The losing streak for America's two major indexes reached four days when the S&P 500 and Nasdaq Composite finished 0.5% and 1.4% lower, respectively, on Tuesday.

In both cases, it marked the biggest four-day percentage drop in nearly six months. But the Dow Jones managed to buck the losing trend, adding nearly 160 points — about 0.4% — to finish at 43,621.16.

A number of economic factors contributed to Tuesday’s mixed results, and investors are keeping an eye on other upcoming indicators for hints about where the stock market is headed next.

A dip in confidence

Stocks weren’t the only asset that took a tumble in response to Tuesday’s disappointing economic news. The U.S. dollar index (DXY) shed more than a quarter of a percent in response to the latest consumer confidence rating.

Here are some takeaways from the report:

  • The index fell to 98.3, or more than four points lower than expectations.
  • Its seven-point drop was the third decline in a row and the largest in more than two years.
  • Consumer confidence hasn’t been this low in eight months.

Concerns about rising costs and the labor market have contributed to the sagging index, but Bankrate senior economic analyst Mark Hamrick looked at the larger trend to find a silver lining.

“The good news is, for what it’s worth, we’re coming off of a strong base,” he said. “The most recent reading for the nation’s unemployment rate at 4%, that’s regarded essentially close to full employment or as low as it can go.”

Tariffs and trade

President Donald Trump sowed fear in the markets with his recent declaration that 25% tariffs on imports from Canada and Mexico will be implemented next month.

Even with many economic indicators remaining relatively strong, lingering uncertainty around trade has left investors wary. The Conference Board, which issues the consumer confidence index, acknowledged trade is a driving factor in its recent scoring.

“There was a sharp increase in the mentions of trade and tariffs, back to a level unseen since 2019. Most notably, comments on the current administration and its policies dominated the responses,” said Stephanie Guichard, the board’s senior economist for global indicators.

Tuesday’s market movers

U.S. home prices were up in December, according to S&P Corelogic Index results showing a 4.48% year-over-year increase. Precious metals were down in part due to concern about their demand for tech and other industrial uses.

Disappointing economic news was also a factor in driving the two- and 10-year Treasury yields down to their lowest point of the year.

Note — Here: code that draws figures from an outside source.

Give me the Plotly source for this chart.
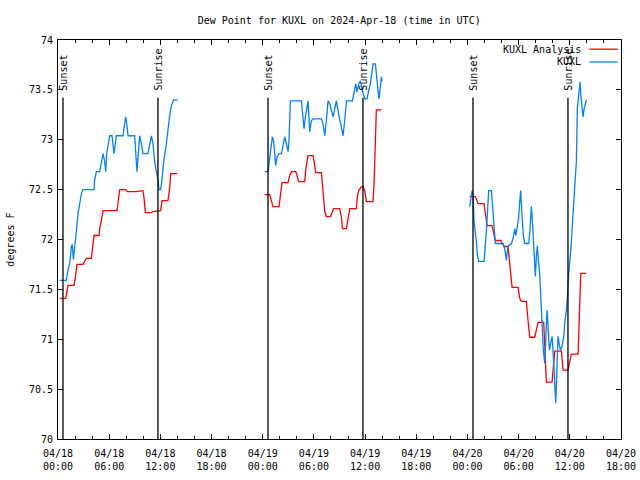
import pandas as pd
import plotly.graph_objects as go

# ---------------- data (hours since 2024-04-18 00:00 UTC, deg F) ----------------
start = "2024-04-18 00:00"

obs1_h = [0.20,0.98,1.18,1.37,1.57,1.68,1.80,1.96,2.15,2.35,2.54,2.74,2.93,4.22,4.30,4.50,4.89,5.08,5.28,5.47,
          5.59,5.71,5.86,6.06,6.33,6.45,6.57,6.72,6.84,7.62,7.82,7.93,8.09,8.21,8.99,9.07,9.18,9.26,9.38,9.57,
          9.77,9.96,10.55,10.75,10.94,11.14,11.33,11.53,11.72,11.84,12.03,12.19,12.39,12.70,12.89,13.09,13.28,13.56,14.03]
obs1_v = [71.59,71.59,71.70,71.76,71.93,71.95,71.80,71.96,72.08,72.26,72.36,72.46,72.50,72.50,72.60,72.68,72.68,72.78,72.86,72.78,
          72.68,72.86,72.96,73.04,73.04,72.96,72.86,72.96,73.04,73.04,73.14,73.23,73.14,73.04,73.04,72.96,72.78,72.68,72.86,73.04,
          72.96,72.86,72.86,72.96,73.04,72.96,72.78,72.68,72.60,72.50,72.50,72.60,72.78,72.96,73.12,73.24,73.34,73.40,73.40]

obs2_h = [24.23,24.62,24.74,24.90,25.01,25.13,25.29,25.40,25.52,25.68,25.91,26.19,26.38,26.58,26.77,26.97,27.08,27.24,28.53,28.73,
          28.84,29.00,29.31,29.51,29.70,29.90,30.88,31.07,31.27,31.46,31.66,31.85,32.05,32.24,32.44,32.63,32.83,33.02,33.22,33.42,
          33.61,33.81,34.51,34.71,34.90,35.06,35.25,35.45,35.68,35.96,36.23,36.42,36.62,36.82,36.93,37.21,37.32,37.52,37.64,37.79,
          37.91,37.97]
obs2_v = [72.68,72.68,72.76,72.86,72.93,73.03,72.98,72.83,72.74,72.83,72.86,72.86,72.93,73.03,72.96,72.88,72.99,73.39,73.39,73.24,
          73.11,73.23,73.39,73.08,73.19,73.21,73.21,73.16,73.04,73.19,73.39,73.36,73.29,73.23,73.31,73.39,73.29,73.21,73.11,73.04,
          73.19,73.39,73.39,73.48,73.56,73.48,73.56,73.59,73.49,73.41,73.41,73.49,73.56,73.69,73.76,73.76,73.63,73.49,73.41,73.54,
          73.63,73.58]

obs3_h = [48.26,48.38,48.54,48.66,48.77,48.93,49.05,49.16,49.32,49.95,50.10,50.22,50.34,50.49,50.81,51.00,51.12,51.27,52.17,52.29,
          52.45,52.56,52.68,52.84,53.15,53.35,53.54,53.66,53.85,54.01,54.13,54.24,54.40,54.56,54.71,55.18,55.30,55.42,55.49,55.61,
          55.73,55.85,55.96,56.08,56.20,56.32,56.47,56.59,56.74,56.90,57.06,57.21,57.33,57.45,57.61,57.76,57.92,58.07,58.23,58.35,
          58.47,58.62,58.74,58.90,59.09,59.29,59.40,59.60,59.72,59.87,60.11,60.26,60.45,60.60,60.77,60.88,61.08,61.20,61.31,61.43,
          61.55,61.67,61.82,61.94]
obs3_v = [72.33,72.43,72.49,72.43,72.19,72.06,71.98,71.84,71.78,71.78,71.93,72.09,72.26,72.49,72.49,72.26,72.11,71.96,71.96,71.93,
          71.86,71.79,71.89,71.94,71.96,72.01,72.11,72.04,72.13,72.23,72.38,72.49,72.23,72.03,71.96,71.96,72.06,72.23,72.33,72.19,
          72.03,71.78,71.63,71.83,71.94,71.78,71.66,71.43,71.09,70.89,70.76,71.03,71.29,71.13,70.89,70.96,71.03,70.83,70.56,70.36,
          70.66,71.03,70.96,70.89,70.93,71.03,71.16,71.29,71.43,71.66,71.89,72.09,72.36,72.60,72.79,73.31,73.49,73.58,73.43,73.29,
          73.23,73.31,73.36,73.40]

ana1_h = [0.20,0.90,1.18,1.88,2.04,2.23,2.93,3.13,3.32,3.91,4.03,4.22,4.81,4.89,5.08,5.28,6.92,7.04,7.23,7.93,
          8.13,9.11,9.96,10.08,10.24,10.94,11.14,12.03,12.19,12.89,13.09,13.21,13.99]
ana1_v = [71.41,71.41,71.54,71.54,71.63,71.75,71.75,71.78,71.81,71.81,71.93,72.04,72.04,72.11,72.19,72.29,72.29,72.39,72.50,72.50,
          72.48,72.48,72.49,72.42,72.27,72.27,72.28,72.29,72.39,72.39,72.52,72.66,72.66]

ana2_h = [24.23,24.82,25.01,25.21,25.91,26.07,26.26,26.97,27.16,27.36,27.87,28.02,28.22,28.92,29.04,29.31,29.90,30.02,30.21,30.88,
          31.07,31.27,31.46,31.93,32.17,32.32,33.02,33.22,33.34,33.81,34.00,34.20,34.98,35.10,35.25,35.56,35.76,35.96,36.15,36.93,
          37.05,37.21,37.32,37.91]
ana2_v = [72.45,72.45,72.39,72.33,72.33,72.43,72.57,72.57,72.64,72.68,72.68,72.64,72.58,72.58,72.70,72.84,72.84,72.78,72.67,72.67,
          72.46,72.28,72.23,72.23,72.28,72.31,72.31,72.23,72.11,72.11,72.21,72.31,72.31,72.43,72.49,72.53,72.53,72.49,72.38,72.38,
          72.56,73.09,73.30,73.30]

ana3_h = [48.26,48.93,49.16,49.24,49.95,50.10,50.30,50.88,51.08,51.27,51.90,52.06,52.29,52.76,53.03,53.23,53.93,54.13,54.32,54.91,
          55.10,55.30,55.89,56.08,56.28,56.94,57.06,57.25,57.92,58.04,58.23,59.01,59.21,59.79,59.99,60.18,60.97,61.04,61.16,61.28,
          61.94]
ana3_v = [72.43,72.43,72.38,72.36,72.36,72.26,72.14,72.14,72.06,71.99,71.99,71.96,71.93,71.93,71.73,71.52,71.52,71.41,71.38,71.38,
          71.19,71.02,71.02,71.09,71.17,71.17,70.86,70.57,70.57,70.69,70.88,70.88,70.69,70.69,70.76,70.85,70.85,71.06,71.44,71.66,
          71.66]

sun_times = ["2024-04-18 00:35", "2024-04-18 11:43", "2024-04-19 00:37",
             "2024-04-19 11:45", "2024-04-20 00:39", "2024-04-20 11:47"]
sun_labels = ["Sunset", "Sunrise", "Sunset", "Sunrise", "Sunset", "Sunrise"]

y_ticks = [70, 70.5, 71, 71.5, 72, 72.5, 73, 73.5, 74]
y_ticklabels = ["70", "70.5", "71", "71.5", "72", "72.5", "73", "73.5", "74"]

series_names = ["KUXL Analysis", "KUXL"]
series_colors = ["#ff0000", "#0080ff"]

# ---------------- build ----------------
t0 = pd.Timestamp(start)


def join(hs_list, vs_list):
    xs, ys = [], []
    for hs, vs in zip(hs_list, vs_list):
        if xs:
            xs.append(None)
            ys.append(None)
        xs += [t0 + pd.Timedelta(hours=h) for h in hs]
        ys += list(vs)
    return xs, ys


ana_x, ana_y = join([ana1_h, ana2_h, ana3_h], [ana1_v, ana2_v, ana3_v])
obs_x, obs_y = join([obs1_h, obs2_h, obs3_h], [obs1_v, obs2_v, obs3_v])

FONT = "DejaVu Sans Mono"

fig = go.Figure()
fig.add_trace(go.Scatter(x=ana_x, y=ana_y, mode="lines", name=series_names[0],
                         line=dict(color=series_colors[0], width=1.3), showlegend=False))
fig.add_trace(go.Scatter(x=obs_x, y=obs_y, mode="lines", name=series_names[1],
                         line=dict(color=series_colors[1], width=1.3), showlegend=False))

x_start = t0
x_end = t0 + pd.Timedelta(hours=66)
major = pd.date_range(x_start, x_end, freq="6h")
minor = pd.date_range(x_start, x_end, freq="2h")

shapes = []
annotations = []
for t, lab in zip(sun_times, sun_labels):
    shapes.append(dict(type="line", xref="x", yref="paper", x0=t, x1=t, y0=0, y1=0.855,
                       line=dict(color="black", width=1.3)))
    annotations.append(dict(x=t, y=0.868, xref="x", yref="paper", text=lab, showarrow=False,
                            textangle=-90, xanchor="center", yanchor="bottom", xshift=1,
                            font=dict(family=FONT, size=10, color="black")))

# legend (gnuplot style: text right-aligned, sample line on the right)
leg_y = [0.977, 0.945]
for name, col, yy in zip(series_names, series_colors, leg_y):
    annotations.append(dict(x=0.933, y=yy, xref="paper", yref="paper", text=name, showarrow=False,
                            xanchor="right", yanchor="middle",
                            font=dict(family=FONT, size=10, color="black")))
    shapes.append(dict(type="line", xref="paper", yref="paper", x0=0.944, x1=0.994, y0=yy, y1=yy,
                       line=dict(color=col, width=1.3)))

annotations.append(dict(x=-0.085, y=0.5, xref="paper", yref="paper", text="degrees F", showarrow=False,
                        textangle=-90, xanchor="center", yanchor="middle",
                        font=dict(family=FONT, size=10, color="black")))

fig.update_layout(
    width=640, height=480,
    margin=dict(l=58, r=19, t=40, b=41),
    paper_bgcolor="white", plot_bgcolor="white",
    font=dict(family=FONT, size=10, color="black"),
    title=dict(text="Dew Point for KUXL on 2024-Apr-18 (time in UTC)", x=0.53, xanchor="center",
               y=0.958, yanchor="middle", font=dict(family=FONT, size=10, color="black")),
    shapes=shapes, annotations=annotations, showlegend=False,
)
fig.update_xaxes(
    type="date", range=[x_start, x_end], automargin=False,
    tickmode="array", tickvals=list(major),
    ticktext=[d.strftime("%m/%d") + "<br>" + d.strftime("%H:%M") for d in major],
    ticks="inside", ticklen=5, tickcolor="black", ticklabelstandoff=5,
    minor=dict(tickmode="array", tickvals=list(minor), ticks="inside", ticklen=3, tickcolor="black"),
    showline=True, linecolor="black", linewidth=1, mirror="allticks",
    showgrid=False, zeroline=False,
    tickfont=dict(family=FONT, size=10, color="black"),
)
fig.update_yaxes(
    range=[70, 74], automargin=False, tickmode="array", tickvals=y_ticks, ticktext=y_ticklabels,
    ticks="inside", ticklen=5, tickcolor="black", ticklabelstandoff=2,
    showline=True, linecolor="black", linewidth=1, mirror="allticks",
    showgrid=False, zeroline=False,
    tickfont=dict(family=FONT, size=10, color="black"),
)

fig.write_html("out.html", config={"displayModeBar": False},
               post_script="document.body.style.margin='0';")
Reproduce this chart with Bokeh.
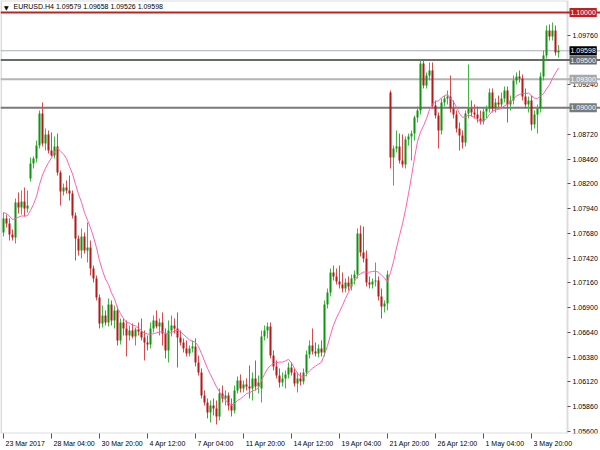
from bokeh.plotting import figure
from bokeh.models import (Range1d, LinearAxis, FixedTicker, PrintfTickFormatter, Span, Label,
                          ColumnDataSource, Grid, BoxAnnotation)
from bokeh.embed import file_html
from bokeh.resources import INLINE

symbol = "EURUSD.H4"

opens = [1.07690,1.07837,1.07784,1.07669,1.07637,1.08005,1.07952,1.08015,1.07942,1.08257,
1.08414,1.08467,1.08603,1.08939,1.08624,1.08719,1.08551,1.08498,1.08593,1.08320,
1.08120,1.08162,1.08131,1.08099,1.07868,1.07627,1.07501,1.07648,1.07501,1.07532,
1.07312,1.07207,1.07007,1.06734,1.06818,1.06745,1.06934,1.06766,1.06871,1.06556,
1.06745,1.06682,1.06608,1.06661,1.06598,1.06671,1.06650,1.06587,1.06535,1.06514,
1.06682,1.06766,1.06703,1.06745,1.06629,1.06451,1.06661,1.06713,1.06682,1.06587,
1.06535,1.06472,1.06420,1.06472,1.06493,1.06325,1.06220,1.05978,1.05905,1.05800,
1.05873,1.05842,1.05758,1.05999,1.05947,1.05978,1.05873,1.05821,1.06031,1.06136,
1.06052,1.06094,1.06073,1.06052,1.06157,1.06073,1.06052,1.06598,1.06661,1.06703,
1.06398,1.06283,1.06188,1.06115,1.06157,1.06199,1.06272,1.06220,1.06104,1.06157,
1.06125,1.06220,1.06409,1.06503,1.06440,1.06420,1.06472,1.06430,1.06934,1.07060,
1.07270,1.07228,1.07176,1.07144,1.07102,1.07165,1.07123,1.07207,1.07249,1.07680,
1.07480,1.07417,1.07165,1.07144,1.07176,1.07186,1.07018,1.06913,1.06944,1.09160,
1.08477,1.08572,1.08593,1.08446,1.08404,1.08666,1.08698,1.08729,1.08897,1.08971,
1.09465,1.09233,1.09338,1.09391,1.09023,1.08918,1.08761,1.09055,1.09097,1.09118,
1.08992,1.08929,1.08782,1.08708,1.08635,1.08939,1.08992,1.08950,1.08929,1.08887,
1.08856,1.08961,1.08992,1.09160,1.08992,1.09055,1.09034,1.09097,1.09181,1.09034,
1.09076,1.09286,1.09328,1.09307,1.09118,1.09034,1.09076,1.08824,1.08929,1.08992,
1.09328,1.09548,1.09811,1.09748,1.09811,1.09579]

highs = [1.07900,1.07879,1.07837,1.07721,1.08047,1.08110,1.08131,1.08162,1.08131,1.08477,
1.08488,1.08656,1.08971,1.09055,1.08782,1.08761,1.08740,1.08698,1.08729,1.08341,
1.08204,1.08236,1.08288,1.08131,1.07900,1.07658,1.07732,1.07690,1.07795,1.07606,
1.07343,1.07238,1.07039,1.06923,1.06871,1.06997,1.06976,1.06923,1.06913,1.06787,
1.06787,1.06766,1.06713,1.06734,1.06692,1.06745,1.06787,1.06661,1.06608,1.06745,
1.06818,1.06871,1.06787,1.06850,1.06682,1.06766,1.06818,1.06787,1.06850,1.06661,
1.06577,1.06556,1.06503,1.06556,1.06577,1.06398,1.06262,1.06031,1.05947,1.05926,
1.05947,1.05926,1.06052,1.06083,1.06031,1.06010,1.05947,1.06083,1.06178,1.06199,
1.06136,1.06157,1.06293,1.06220,1.06346,1.06188,1.06661,1.06713,1.06745,1.06745,
1.06451,1.06346,1.06262,1.06220,1.06241,1.06325,1.06325,1.06262,1.06220,1.06220,
1.06262,1.06451,1.06556,1.06682,1.06535,1.06514,1.06556,1.06976,1.07102,1.07312,
1.07343,1.07312,1.07343,1.07270,1.07207,1.07228,1.07249,1.07291,1.07732,1.07763,
1.07753,1.07501,1.07228,1.07207,1.07375,1.07228,1.07102,1.06976,1.07291,1.09181,
1.08603,1.08761,1.08729,1.08719,1.08698,1.08729,1.08761,1.08918,1.09013,1.09496,
1.09496,1.09370,1.09475,1.09475,1.09076,1.08950,1.09097,1.09128,1.09181,1.09338,
1.09076,1.08971,1.08845,1.08761,1.08971,1.09454,1.09076,1.09034,1.09013,1.08971,
1.08992,1.09023,1.09202,1.09202,1.09097,1.09128,1.09160,1.09223,1.09223,1.09128,
1.09338,1.09370,1.09391,1.09349,1.09202,1.09118,1.09128,1.08971,1.09034,1.09370,
1.09601,1.09863,1.09874,1.09895,1.09863,1.09658]

lows = [1.07648,1.07742,1.07606,1.07606,1.07574,1.07889,1.07879,1.07858,1.07900,1.08225,
1.08362,1.08425,1.08572,1.08593,1.08551,1.08519,1.08488,1.08467,1.08288,1.07973,
1.08078,1.08099,1.08026,1.07837,1.07396,1.07448,1.07417,1.07469,1.07375,1.07238,
1.07165,1.06976,1.06682,1.06692,1.06713,1.06703,1.06713,1.06682,1.06503,1.06514,
1.06608,1.06388,1.06556,1.06577,1.06503,1.06608,1.06556,1.06346,1.06451,1.06472,
1.06640,1.06682,1.06608,1.06503,1.06367,1.06325,1.06598,1.06629,1.06272,1.06503,
1.06430,1.06388,1.06388,1.06430,1.06283,1.06188,1.05947,1.05873,1.05737,1.05695,
1.05768,1.05674,1.05716,1.05905,1.05873,1.05821,1.05758,1.05790,1.05999,1.06010,
1.06010,1.06031,1.05947,1.05926,1.06031,1.05999,1.05905,1.06556,1.06577,1.06367,
1.06241,1.06157,1.06062,1.06073,1.06052,1.06157,1.06188,1.06073,1.06010,1.06083,
1.06094,1.06178,1.06367,1.06409,1.06388,1.06378,1.06388,1.06388,1.06892,1.07018,
1.07186,1.07144,1.07102,1.07060,1.07060,1.07081,1.07081,1.07144,1.07207,1.07438,
1.07375,1.07123,1.07102,1.07102,1.07123,1.06976,1.06787,1.06850,1.06871,1.08362,
1.08183,1.08530,1.08414,1.08372,1.08362,1.08603,1.08446,1.08656,1.08845,1.08929,
1.09202,1.09202,1.09286,1.08992,1.08887,1.08572,1.08719,1.09013,1.09034,1.08950,
1.08887,1.08740,1.08551,1.08572,1.08593,1.08887,1.08908,1.08887,1.08845,1.08824,
1.08824,1.08887,1.08950,1.08950,1.08950,1.08992,1.08992,1.09055,1.08845,1.08971,
1.09034,1.09244,1.09265,1.09076,1.08992,1.08950,1.08761,1.08782,1.08729,1.08950,
1.09286,1.09517,1.09706,1.09706,1.09548,1.09526]

closes = [1.07837,1.07784,1.07669,1.07637,1.08005,1.07952,1.08015,1.07942,1.07973,1.08414,
1.08467,1.08603,1.08939,1.08624,1.08719,1.08551,1.08498,1.08593,1.08320,1.08120,
1.08162,1.08131,1.08099,1.07868,1.07627,1.07501,1.07648,1.07501,1.07532,1.07312,
1.07207,1.07007,1.06734,1.06818,1.06745,1.06934,1.06766,1.06871,1.06556,1.06745,
1.06682,1.06608,1.06661,1.06598,1.06671,1.06650,1.06587,1.06535,1.06514,1.06682,
1.06766,1.06703,1.06745,1.06629,1.06451,1.06661,1.06713,1.06682,1.06587,1.06535,
1.06472,1.06420,1.06472,1.06493,1.06325,1.06220,1.05978,1.05905,1.05800,1.05873,
1.05842,1.05758,1.05999,1.05947,1.05978,1.05873,1.05821,1.06031,1.06136,1.06052,
1.06094,1.06073,1.06052,1.06157,1.06073,1.06115,1.06598,1.06661,1.06703,1.06398,
1.06283,1.06188,1.06115,1.06157,1.06199,1.06272,1.06220,1.06104,1.06157,1.06125,
1.06220,1.06409,1.06503,1.06440,1.06420,1.06472,1.06430,1.06934,1.07060,1.07270,
1.07228,1.07176,1.07144,1.07102,1.07165,1.07123,1.07207,1.07249,1.07680,1.07480,
1.07417,1.07165,1.07144,1.07176,1.07186,1.07018,1.06913,1.06944,1.07249,1.08477,
1.08572,1.08593,1.08446,1.08404,1.08666,1.08698,1.08729,1.08897,1.08971,1.09465,
1.09233,1.09338,1.09391,1.09023,1.08918,1.08761,1.09055,1.09097,1.09118,1.08992,
1.08929,1.08782,1.08708,1.08635,1.08939,1.08992,1.08950,1.08929,1.08887,1.08856,
1.08961,1.08992,1.09160,1.08992,1.09055,1.09034,1.09097,1.09181,1.09034,1.09076,
1.09286,1.09328,1.09307,1.09118,1.09034,1.09076,1.08824,1.08929,1.08992,1.09328,
1.09548,1.09811,1.09748,1.09811,1.09580,1.09598]

# closes of the 9 bars before the visible window (seed the moving average)
pre_closes = [1.0786, 1.0795, 1.0799, 1.0790, 1.0782, 1.0788, 1.0796, 1.0793, 1.0785]
ma_period = 10

date_ticks = [0, 16, 32, 48, 64, 80, 96, 112, 128, 144, 160, 176]
date_labels = ["23 Mar 2017", "28 Mar 04:00", "30 Mar 20:00", "4 Apr 12:00", "7 Apr 04:00",
               "11 Apr 20:00", "14 Apr 12:00", "19 Apr 04:00", "21 Apr 20:00", "26 Apr 12:00",
               "1 May 04:00", "3 May 20:00"]

price_ticks = [1.05600, 1.05860, 1.06120, 1.06380, 1.06640, 1.06900, 1.07160, 1.07420,
               1.07680, 1.07940, 1.08200, 1.08460, 1.08720, 1.09240, 1.09760]

levels = [1.10000, 1.09500, 1.09300, 1.09000]
level_colors = ["#c41e1e", "#6a6a6a", "#b4b4b4", "#7a7a7a"]
bid_price = closes[-1]

FONT = "Liberation Sans"
n = len(closes)
xs = list(range(n))

# moving average
allc = pre_closes + closes
ma = [sum(allc[i:i + ma_period]) / ma_period for i in range(n)]

up_body, up_wick = "#0f960f", "#45b545"
dn_body, dn_wick = "#b21a1a", "#d44c4c"
tops, bots, bcol, wcol, hi, lo = [], [], [], [], [], []
for o, h, l, c in zip(opens, highs, lows, closes):
    t, b = max(o, c), min(o, c)
    if t - b < 0.00008:
        m = (t + b) / 2
        t, b = m + 0.00004, m - 0.00004
    tops.append(t); bots.append(b)
    hi.append(max(h, t)); lo.append(min(l, b))
    if c >= o:
        bcol.append(up_body); wcol.append(up_wick)
    else:
        bcol.append(dn_body); wcol.append(dn_wick)

src = ColumnDataSource(dict(x=xs, top=tops, bottom=bots, high=hi, low=lo, bc=bcol, wc=wcol))

# chart window: 3 px per bar, price axis drawn at the right edge of the bar area
x0, x1 = -1.0, 199.0
x_edge = 188.0
y0, y1 = 1.05579, 1.10126

p = figure(width=600, height=450, output_backend="svg", toolbar_location=None,
           x_range=Range1d(x0, x1), y_range=Range1d(y0, y1),
           x_axis_location=None, y_axis_location=None,
           min_border_left=0, min_border_top=0, min_border_right=0, min_border_bottom=17)
p.background_fill_color = "white"
p.border_fill_color = "white"
p.outline_line_color = None
for r in p.center:
    if isinstance(r, Grid):
        r.visible = False

# chart border
p.add_layout(BoxAnnotation(left=-0.8, right=x_edge, bottom=y0, top=y1, fill_alpha=0,
                           line_color="#8c8c8c", line_width=2, level="underlay"))

# horizontal levels
p.add_layout(Span(location=bid_price, dimension="width", line_color="#a6aeb6", line_width=1, level="underlay"))
for lv, col in zip(levels, level_colors):
    p.add_layout(Span(location=lv, dimension="width", line_color=col, line_width=2, level="underlay"))

# candles
p.segment(x0="x", y0="low", x1="x", y1="high", line_color="wc", line_width=1, source=src)
p.vbar(x="x", width=0.68, top="top", bottom="bottom", fill_color="bc", line_color=None, source=src)

# moving average
p.line(xs, ma, line_color="#ff5fb4", line_width=1)

# bottom axis: labels left-aligned at the tick (labels on shifted majors, ticks as minors)
cw = {c: 0.556 for c in "0123456789"}
cw.update({" ": 0.278, ":": 0.278, ".": 0.278, "M": 0.833, "a": 0.556, "r": 0.333,
           "A": 0.667, "p": 0.556, "y": 0.5})
fs = 7.0
px_per_bar = 600.0 / (x1 - x0)
shifted, overrides = [], {}
for t, lab in zip(date_ticks, date_labels):
    w = sum(cw.get(ch, 0.55) for ch in lab) * fs
    s = round(t + (w / 2 + 2.0) / px_per_bar, 2)
    shifted.append(s)
    overrides[s] = lab

xaxis = LinearAxis(ticker=FixedTicker(ticks=shifted, minor_ticks=date_ticks),
                   major_label_overrides=overrides)
xaxis.axis_line_color = None
xaxis.major_tick_line_color = None
xaxis.major_tick_out = 0
xaxis.major_tick_in = 0
xaxis.minor_tick_out = 5
xaxis.minor_tick_in = 0
xaxis.minor_tick_line_color = "#555555"
xaxis.major_label_standoff = 1
xaxis.major_label_text_font = FONT
xaxis.major_label_text_font_size = "7px"
xaxis.major_label_text_color = "black"
p.add_layout(xaxis, "below")

yaxis = LinearAxis(ticker=FixedTicker(ticks=price_ticks), formatter=PrintfTickFormatter(format="%.5f"),
                   fixed_location=x_edge)
yaxis.axis_line_color = None
yaxis.major_tick_out = 3
yaxis.major_tick_in = 0
yaxis.major_tick_line_color = "#555555"
yaxis.minor_tick_line_color = None
yaxis.major_label_standoff = 2
yaxis.major_label_text_font = FONT
yaxis.major_label_text_font_size = "7px"
yaxis.major_label_text_color = "black"
p.add_layout(yaxis, "right")

# price boxes on the right edge
boxes = [(1.10000, "#c41e1e"), (bid_price, "#000000"), (1.09500, "#6a6a6a"),
         (1.09300, "#a8a8a8"), (1.09000, "#7a7a7a")]
for lv, col in boxes:
    p.add_layout(Label(x=x_edge, y=lv, x_offset=2, text="%.5f" % lv, text_align="left",
                       text_baseline="middle", text_color="white", text_font=FONT,
                       text_font_size="7px", background_fill_color=col, background_fill_alpha=1.0,
                       padding=(1, 2)))

# title
p.add_layout(Label(x=x0, y=y1, x_offset=3.5, y_offset=-3, text="\u25bc", text_font="DejaVu Sans",
                   text_font_size="6px", text_baseline="top", text_color="black"))
title = "%s  %.5f %.5f %.5f %.5f" % (symbol, opens[-1], highs[-1], lows[-1], closes[-1])
p.add_layout(Label(x=x0, y=y1, x_offset=13, y_offset=-2, text=title, text_font=FONT,
                   text_font_size="7px", text_baseline="top", text_color="black"))

open("out.html", "w").write(file_html(p, INLINE))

The short-term yield ended Tuesday at 4.097% and the longer rate was 0.2 percentage points higher.

The homebuilding sector benefited from speculation about lower mortgage rates, with Home Depot (HD) spiking by 2.8% on Tuesday following the release of its latest quarterly financials.

Zoom Communications (ZM), on the other hand, fell sharply along with the broader tech industry despite reporting higher-than-expected earnings.

Bitcoin joined in on Tuesday’s Big Tech slide, finishing the day lower at just north of $88,000 and putting a damper on the crypto market in general.

There’s plenty more on this week’s calendar for investors to consider, such as the release of chipmaker Nvidia’s first earnings report since the debut of Chinese AI competitor DeepSeek.

Those numbers are expected before the end of Wednesday.

Other updates to look for over the next few days include fourth-quarter GDP numbers on Thursday followed by January’s Personal Consumption Expenditures index the following day.